Navigation

3/11/2026 seed

Preamble

Navigation chooses the route before execution begins: task decomposition, plan shape, model, skill, agent mix, context pack, escalation rule, and stop condition.


The First Decision Happens Early

Most agent mistakes begin before the agent starts. The task enters the wrong lane, receives the wrong context, gets the wrong model, or skips the one question that would have changed the work.

Navigation is the routing layer for that first decision. It reads the request, project context, constraints, risk, uncertainty, and capability map, then chooses the smallest workflow that can carry the job while leaving a reason trail behind it.

Routing Can Launder Judgment

The temptation is a clean routing policy that sounds like governance.
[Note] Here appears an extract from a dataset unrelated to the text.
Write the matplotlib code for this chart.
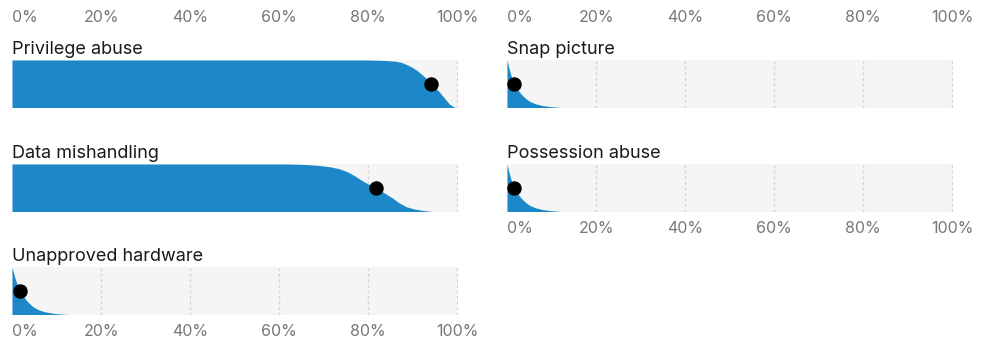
#!/usr/bin/env python3
import matplotlib

matplotlib.use("Agg")
import matplotlib.pyplot as plt


# share of simulated outcomes above each x (percent)
labels = ["Privilege abuse", "Data mishandling", "Unapproved hardware",
          "Snap picture", "Possession abuse"]
medians = [94.2, 81.8, 1.8, 1.6, 1.6]

privilege_x = [0, 80, 84, 86, 87.5, 89, 90, 91, 92, 93, 94.2, 95, 95.8, 96.6, 97.4, 98.2, 99, 99.6, 100]
privilege_y = [1, 1, 0.99, 0.975, 0.95, 0.89, 0.84, 0.78, 0.7, 0.62, 0.5, 0.43, 0.35, 0.26, 0.17, 0.08, 0.025, 0, 0]

data_x = [0, 62, 66, 69, 71.5, 73.5, 75.5, 77, 78.5, 80, 81.8, 83.5, 85.4, 87, 88.6, 90.5, 92.5, 94.5, 100]
data_y = [1, 1, 0.99, 0.97, 0.94, 0.9, 0.83, 0.75, 0.66, 0.58, 0.5, 0.4, 0.29, 0.18, 0.1, 0.05, 0.02, 0, 0]

hardware_x = [0, 0.3, 0.7, 1.2, 1.8, 2.5, 3.3, 4.5, 5.5, 6.7, 8, 9.6, 11, 12.5, 100]
hardware_y = [1, 0.89, 0.76, 0.62, 0.5, 0.39, 0.29, 0.18, 0.12, 0.075, 0.045, 0.022, 0.01, 0, 0]

snap_x = [0, 0.3, 0.7, 1.1, 1.6, 2.3, 3.1, 4.3, 5.3, 6.5, 7.8, 9.4, 10.8, 12.3, 100]
snap_y = [1, 0.88, 0.74, 0.61, 0.5, 0.39, 0.29, 0.18, 0.12, 0.075, 0.045, 0.022, 0.01, 0, 0]

possession_x = [0, 0.3, 0.7, 1.1, 1.6, 2.3, 3.1, 4.3, 5.3, 6.5, 7.8, 9.4, 10.8, 12.3, 100]
possession_y = [1, 0.88, 0.74, 0.61, 0.5, 0.39, 0.29, 0.18, 0.12, 0.075, 0.045, 0.022, 0.01, 0, 0]

curves = [(privilege_x, privilege_y), (data_x, data_y), (hardware_x, hardware_y),
          (snap_x, snap_y), (possession_x, possession_y)]

ticks = [0, 20, 40, 60, 80, 100]
tick_labels = ["0%", "20%", "40%", "60%", "80%", "100%"]

BLUE = "#1c87c9"
W, H = 984, 347


def main() -> int:
    plt.rcParams["font.family"] = ["Inter", "DejaVu Sans"]
    fig = plt.figure(figsize=(W / 100, H / 100), dpi=100)

    # (left px, top px, tick side)
    slots = [(12, 60, "top"), (12, 164, None), (12, 267, "bottom"),
             (507, 60, "top"), (507, 164, "bottom")]
    for (left, top, side), label, med, (xs, ys) in zip(slots, labels, medians, curves):
        _panel(fig, left, top, side, label, med, xs, ys)

    fig.savefig("out.png", dpi=100)
    plt.close(fig)
    return 0


def _panel(fig, left, top, side, label, med, xs, ys):
    h = 47.5
    ax = fig.add_axes([left / W, 1 - (top + h) / H, 446 / W, h / H])
    ax.set_facecolor("#f5f5f5")
    ax.set_xlim(0, 100.2)
    ax.set_ylim(0, 1)
    for s in ax.spines.values():
        s.set_visible(False)

    for t in ticks[1:]:
        ax.axvline(t, color="#d4d4d4", lw=1, ls=(0, (2, 2)), zorder=1)
    ax.fill_between(xs, 0, ys, color=BLUE, lw=0, zorder=2)
    ax.plot([med], [0.5], "o", color="black", ms=9.4, zorder=3)

    ax.set_yticks([])
    if side is None:
        ax.set_xticks([])
    else:
        ax.set_xticks(ticks)
        ax.set_xticklabels(tick_labels, fontsize=11.5, color="#777777")
        if side == "top":
            ax.xaxis.tick_top()
            ax.tick_params(axis="x", length=0, pad=25)
        else:
            ax.tick_params(axis="x", length=0, pad=7)
        ax.get_xticklabels()[0].set_ha("left")

    ax.text(0, 1 + 6 / h, label, transform=ax.transAxes, ha="left", va="baseline",
            fontsize=13, color="#1a1a1a")


if __name__ == "__main__":
    raise SystemExit(main())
The policy chooses the lane, the workflow name absorbs the risk, and the operator gets to treat a judgment as a configuration.

Navigation has to expose the reason for a route: direct work, sparring, research, subagent, verifier, halt, or handoff. A route without a reason is automation wearing a uniform.

The Gate Before Execution

Good routing needs friction in the right place. A low-risk edit should move. A high-stakes claim should ground itself. A memory-heavy task should guard against context rot. A philosophy-heavy page should surface its question, assumption, contradiction, test, and punchline before prose begins.

Navigation earns its place when it prevents the expensive mistake. It catches a project that needs sparring before drafting, a branch that needs search before making a claim, a run that needs a verifier before merge, or a shortcut that would let the machine make a judgment I still own.

The First Real Proof

Navigation is proven by fewer wrong-lane runs. The signal is a route corrected before waste accumulates: a simple task kept simple, a risky task escalated, a vague request turned into a sharper question, and a delegated run brought back with enough evidence to trust.